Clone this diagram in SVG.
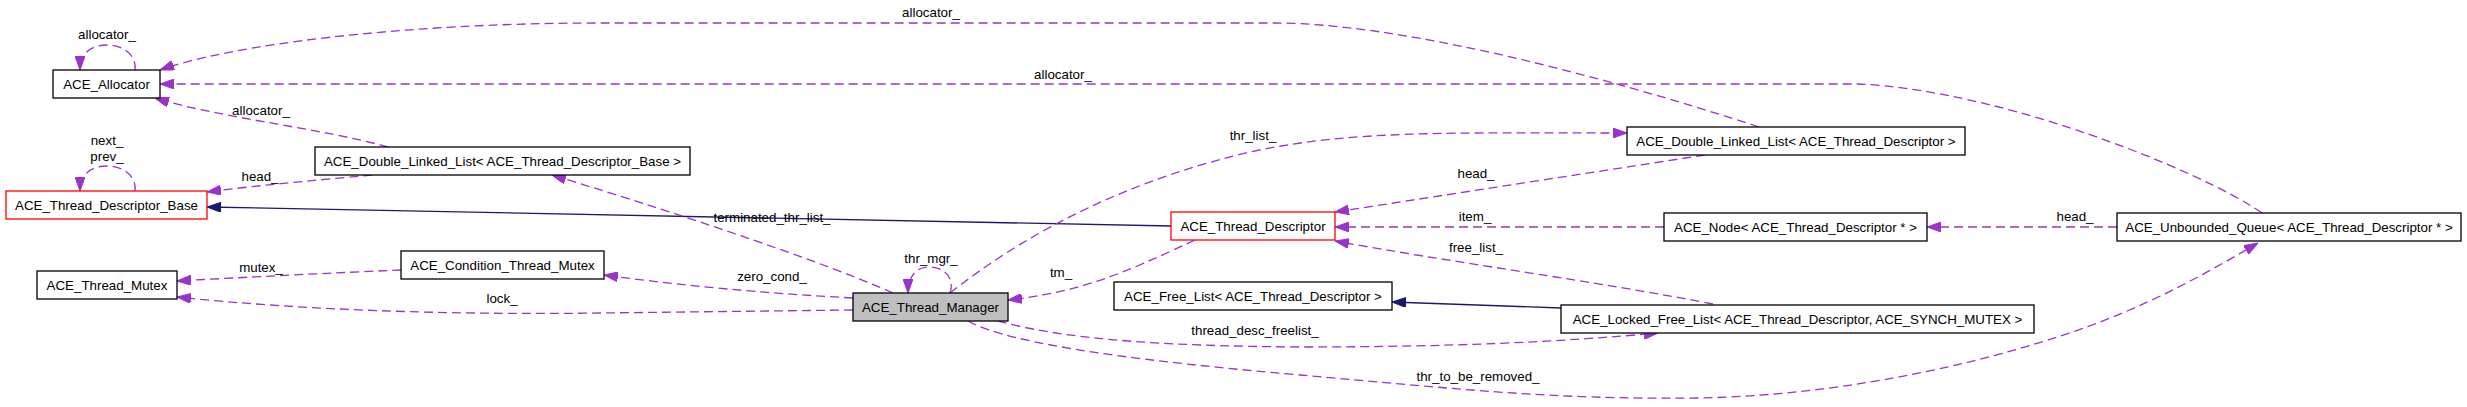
<svg xmlns="http://www.w3.org/2000/svg" width="2467" height="407" viewBox="0 0 2467 407">
<style>
text{font-family:"Liberation Sans",Arial,Helvetica,sans-serif;font-size:13.33px;fill:#000}
.n text,.lbl{text-anchor:middle}
.box{fill:#fff;stroke:#000;stroke-width:1.3}
.red{stroke:#ff0000}
.cur{fill:#bfbfbf}
.u{fill:none;stroke:#9a32cd;stroke-width:1.3;stroke-dasharray:9,5;marker-end:url(#ap)}
.i{fill:none;stroke:#191970;stroke-width:1.3;marker-end:url(#an)}
</style>
<defs>
<marker id="ap" markerWidth="14" markerHeight="10" refX="14" refY="5" orient="auto" markerUnits="userSpaceOnUse"><path d="M0,0 L14,5 L0,10 z" fill="#9a32cd" stroke="#9a32cd" stroke-width="1"/></marker>
<marker id="an" markerWidth="14" markerHeight="10" refX="14" refY="5" orient="auto" markerUnits="userSpaceOnUse"><path d="M0,0 L14,5 L0,10 z" fill="#191970" stroke="#191970" stroke-width="1"/></marker>
</defs>
<rect width="2467" height="407" fill="#fff"/>
<g id="edges">
<path class="u" d="M135,70 C137,57 125,45 107,45 C90,45 80,54 80,70"/>
<text class="lbl" x="107" y="39">allocator_</text>
<path class="u" d="M1759,127 C1600,75 1400,23 1274,23 L600,23 C400,23 230,45 160,70"/>
<text class="lbl" x="931" y="17">allocator_</text>
<path class="u" d="M2262,213 C2200,170 2000,90 1858,84 L160,84"/>
<text class="lbl" x="1063" y="79">allocator_</text>
<path class="u" d="M388,147 C320,128 220,118 155,98"/>
<text class="lbl" x="261" y="115">allocator_</text>
<path class="u" d="M372,175 C320,180 260,185 207,192"/>
<text class="lbl" x="260" y="181">head_</text>
<path class="u" d="M135,191 C137,178 125,166 107,166 C90,166 80,175 80,191"/>
<text class="lbl" x="107" y="145">next_</text>
<text class="lbl" x="107" y="161">prev_</text>
<path class="i" d="M1171,226 L207,207"/>
<path class="u" d="M893,293 C830,265 700,220 552,175"/>
<text class="lbl" x="772" y="222">terminated_thr_list_</text>
<path class="u" d="M401,270 C330,273 250,277 177,281"/>
<text class="lbl" x="261" y="272">mutex_</text>
<path class="u" d="M853,310 L600,313 C450,315 300,310 177,297"/>
<text class="lbl" x="502" y="303">lock_</text>
<path class="u" d="M853,298 C780,294 700,288 604,275"/>
<text class="lbl" x="772" y="281">zero_cond_</text>
<path class="u" d="M950,293 C955,279 945,267 929,267 C915,267 908,278 908,293"/>
<text class="lbl" x="931" y="263">thr_mgr_</text>
<path class="u" d="M1195,240 C1120,275 1080,292 1008,300"/>
<text class="lbl" x="1061" y="277">tm_</text>
<path class="u" d="M950,293 C1030,230 1130,180 1250,152 C1350,130 1450,133 1627,133"/>
<text class="lbl" x="1253" y="140">thr_list_</text>
<path class="u" d="M1705,155 L1335,212"/>
<text class="lbl" x="1476" y="178">head_</text>
<path class="u" d="M1664,227 L1335,227"/>
<text class="lbl" x="1475" y="221">item_</text>
<path class="u" d="M1713,304 C1600,282 1450,262 1335,241"/>
<text class="lbl" x="1476" y="252">free_list_</text>
<path class="i" d="M1561,308 L1392,302"/>
<path class="u" d="M998,321 C1060,338 1150,346 1300,347 C1450,347 1560,342 1658,333"/>
<text class="lbl" x="1255" y="335">thread_desc_freelist_</text>
<path class="u" d="M968,321 C1010,345 1150,362 1300,375 C1450,388 1550,400 1700,398 C1850,395 2000,360 2100,322 C2170,295 2220,265 2258,243"/>
<text class="lbl" x="1478" y="381">thr_to_be_removed_</text>
<path class="u" d="M2117,227 L1927,227"/>
<text class="lbl" x="2075" y="221">head_</text>
</g>
<g id="ACE_Allocator" class="n"><rect class="box" x="53" y="70" width="107" height="28"/><text x="106.5" y="89">ACE_Allocator</text></g>
<g id="ACE_Thread_Descriptor_Base" class="n"><rect class="box red" x="6" y="191" width="201" height="28"/><text x="106.5" y="210">ACE_Thread_Descriptor_Base</text></g>
<g id="ACE_Thread_Mutex" class="n"><rect class="box" x="37" y="271" width="140" height="28"/><text x="107" y="290">ACE_Thread_Mutex</text></g>
<g id="ACE_Double_Linked_List_Base" class="n"><rect class="box" x="315" y="147" width="375" height="28"/><text x="502.5" y="166">ACE_Double_Linked_List&lt; ACE_Thread_Descriptor_Base &gt;</text></g>
<g id="ACE_Condition_Thread_Mutex" class="n"><rect class="box" x="401" y="251" width="203" height="28"/><text x="502.5" y="270">ACE_Condition_Thread_Mutex</text></g>
<g id="ACE_Thread_Manager" class="n"><rect class="box cur" x="853" y="293" width="155" height="28"/><text x="930.5" y="312">ACE_Thread_Manager</text></g>
<g id="ACE_Thread_Descriptor" class="n"><rect class="box red" x="1171" y="212" width="164" height="28"/><text x="1253" y="231">ACE_Thread_Descriptor</text></g>
<g id="ACE_Free_List" class="n"><rect class="box" x="1114" y="282" width="278" height="28"/><text x="1253" y="301">ACE_Free_List&lt; ACE_Thread_Descriptor &gt;</text></g>
<g id="ACE_Double_Linked_List_TD" class="n"><rect class="box" x="1627" y="127" width="338" height="28"/><text x="1796" y="146">ACE_Double_Linked_List&lt; ACE_Thread_Descriptor &gt;</text></g>
<g id="ACE_Node" class="n"><rect class="box" x="1664" y="213" width="263" height="28"/><text x="1795.5" y="232">ACE_Node&lt; ACE_Thread_Descriptor * &gt;</text></g>
<g id="ACE_Locked_Free_List" class="n"><rect class="box" x="1561" y="305" width="473" height="28"/><text x="1797.5" y="324">ACE_Locked_Free_List&lt; ACE_Thread_Descriptor, ACE_SYNCH_MUTEX &gt;</text></g>
<g id="ACE_Unbounded_Queue" class="n"><rect class="box" x="2117" y="213" width="344" height="28"/><text x="2289" y="232">ACE_Unbounded_Queue&lt; ACE_Thread_Descriptor * &gt;</text></g>
</svg>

**WRITTEN EXERCISE**
Each line of the material must be retyped exactly, except that images are omitted.

**FINAL ANSWER**
Clone this diagram in SVG.
<svg xmlns="http://www.w3.org/2000/svg" width="2467" height="407" viewBox="0 0 2467 407">
<style>
text{font-family:"Liberation Sans",Arial,Helvetica,sans-serif;font-size:13.33px;fill:#000}
.n text,.lbl{text-anchor:middle}
.box{fill:#fff;stroke:#000;stroke-width:1.3}
.red{stroke:#ff0000}
.cur{fill:#bfbfbf}
.u{fill:none;stroke:#9a32cd;stroke-width:1.3;stroke-dasharray:9,5;marker-end:url(#ap)}
.i{fill:none;stroke:#191970;stroke-width:1.3;marker-end:url(#an)}
</style>
<defs>
<marker id="ap" markerWidth="14" markerHeight="10" refX="14" refY="5" orient="auto" markerUnits="userSpaceOnUse"><path d="M0,0 L14,5 L0,10 z" fill="#9a32cd" stroke="#9a32cd" stroke-width="1"/></marker>
<marker id="an" markerWidth="14" markerHeight="10" refX="14" refY="5" orient="auto" markerUnits="userSpaceOnUse"><path d="M0,0 L14,5 L0,10 z" fill="#191970" stroke="#191970" stroke-width="1"/></marker>
</defs>
<rect width="2467" height="407" fill="#fff"/>
<g id="edges">
<path class="u" d="M135,70 C137,57 125,45 107,45 C90,45 80,54 80,70"/>
<text class="lbl" x="107" y="39">allocator_</text>
<path class="u" d="M1759,127 C1600,75 1400,23 1274,23 L600,23 C400,23 230,45 160,70"/>
<text class="lbl" x="931" y="17">allocator_</text>
<path class="u" d="M2262,213 C2200,170 2000,90 1858,84 L160,84"/>
<text class="lbl" x="1063" y="79">allocator_</text>
<path class="u" d="M388,147 C320,128 220,118 155,98"/>
<text class="lbl" x="261" y="115">allocator_</text>
<path class="u" d="M372,175 C320,180 260,185 207,192"/>
<text class="lbl" x="260" y="181">head_</text>
<path class="u" d="M135,191 C137,178 125,166 107,166 C90,166 80,175 80,191"/>
<text class="lbl" x="107" y="145">next_</text>
<text class="lbl" x="107" y="161">prev_</text>
<path class="i" d="M1171,226 L207,207"/>
<path class="u" d="M893,293 C830,265 700,220 552,175"/>
<text class="lbl" x="772" y="222">terminated_thr_list_</text>
<path class="u" d="M401,270 C330,273 250,277 177,281"/>
<text class="lbl" x="261" y="272">mutex_</text>
<path class="u" d="M853,310 L600,313 C450,315 300,310 177,297"/>
<text class="lbl" x="502" y="303">lock_</text>
<path class="u" d="M853,298 C780,294 700,288 604,275"/>
<text class="lbl" x="772" y="281">zero_cond_</text>
<path class="u" d="M950,293 C955,279 945,267 929,267 C915,267 908,278 908,293"/>
<text class="lbl" x="931" y="263">thr_mgr_</text>
<path class="u" d="M1195,240 C1120,275 1080,292 1008,300"/>
<text class="lbl" x="1061" y="277">tm_</text>
<path class="u" d="M950,293 C1030,230 1130,180 1250,152 C1350,130 1450,133 1627,133"/>
<text class="lbl" x="1253" y="140">thr_list_</text>
<path class="u" d="M1705,155 L1335,212"/>
<text class="lbl" x="1476" y="178">head_</text>
<path class="u" d="M1664,227 L1335,227"/>
<text class="lbl" x="1475" y="221">item_</text>
<path class="u" d="M1713,304 C1600,282 1450,262 1335,241"/>
<text class="lbl" x="1476" y="252">free_list_</text>
<path class="i" d="M1561,308 L1392,302"/>
<path class="u" d="M998,321 C1060,338 1150,346 1300,347 C1450,347 1560,342 1658,333"/>
<text class="lbl" x="1255" y="335">thread_desc_freelist_</text>
<path class="u" d="M968,321 C1010,345 1150,362 1300,375 C1450,388 1550,400 1700,398 C1850,395 2000,360 2100,322 C2170,295 2220,265 2258,243"/>
<text class="lbl" x="1478" y="381">thr_to_be_removed_</text>
<path class="u" d="M2117,227 L1927,227"/>
<text class="lbl" x="2075" y="221">head_</text>
</g>
<g id="ACE_Allocator" class="n"><rect class="box" x="53" y="70" width="107" height="28"/><text x="106.5" y="89">ACE_Allocator</text></g>
<g id="ACE_Thread_Descriptor_Base" class="n"><rect class="box red" x="6" y="191" width="201" height="28"/><text x="106.5" y="210">ACE_Thread_Descriptor_Base</text></g>
<g id="ACE_Thread_Mutex" class="n"><rect class="box" x="37" y="271" width="140" height="28"/><text x="107" y="290">ACE_Thread_Mutex</text></g>
<g id="ACE_Double_Linked_List_Base" class="n"><rect class="box" x="315" y="147" width="375" height="28"/><text x="502.5" y="166">ACE_Double_Linked_List&lt; ACE_Thread_Descriptor_Base &gt;</text></g>
<g id="ACE_Condition_Thread_Mutex" class="n"><rect class="box" x="401" y="251" width="203" height="28"/><text x="502.5" y="270">ACE_Condition_Thread_Mutex</text></g>
<g id="ACE_Thread_Manager" class="n"><rect class="box cur" x="853" y="293" width="155" height="28"/><text x="930.5" y="312">ACE_Thread_Manager</text></g>
<g id="ACE_Thread_Descriptor" class="n"><rect class="box red" x="1171" y="212" width="164" height="28"/><text x="1253" y="231">ACE_Thread_Descriptor</text></g>
<g id="ACE_Free_List" class="n"><rect class="box" x="1114" y="282" width="278" height="28"/><text x="1253" y="301">ACE_Free_List&lt; ACE_Thread_Descriptor &gt;</text></g>
<g id="ACE_Double_Linked_List_TD" class="n"><rect class="box" x="1627" y="127" width="338" height="28"/><text x="1796" y="146">ACE_Double_Linked_List&lt; ACE_Thread_Descriptor &gt;</text></g>
<g id="ACE_Node" class="n"><rect class="box" x="1664" y="213" width="263" height="28"/><text x="1795.5" y="232">ACE_Node&lt; ACE_Thread_Descriptor * &gt;</text></g>
<g id="ACE_Locked_Free_List" class="n"><rect class="box" x="1561" y="305" width="473" height="28"/><text x="1797.5" y="324">ACE_Locked_Free_List&lt; ACE_Thread_Descriptor, ACE_SYNCH_MUTEX &gt;</text></g>
<g id="ACE_Unbounded_Queue" class="n"><rect class="box" x="2117" y="213" width="344" height="28"/><text x="2289" y="232">ACE_Unbounded_Queue&lt; ACE_Thread_Descriptor * &gt;</text></g>
</svg>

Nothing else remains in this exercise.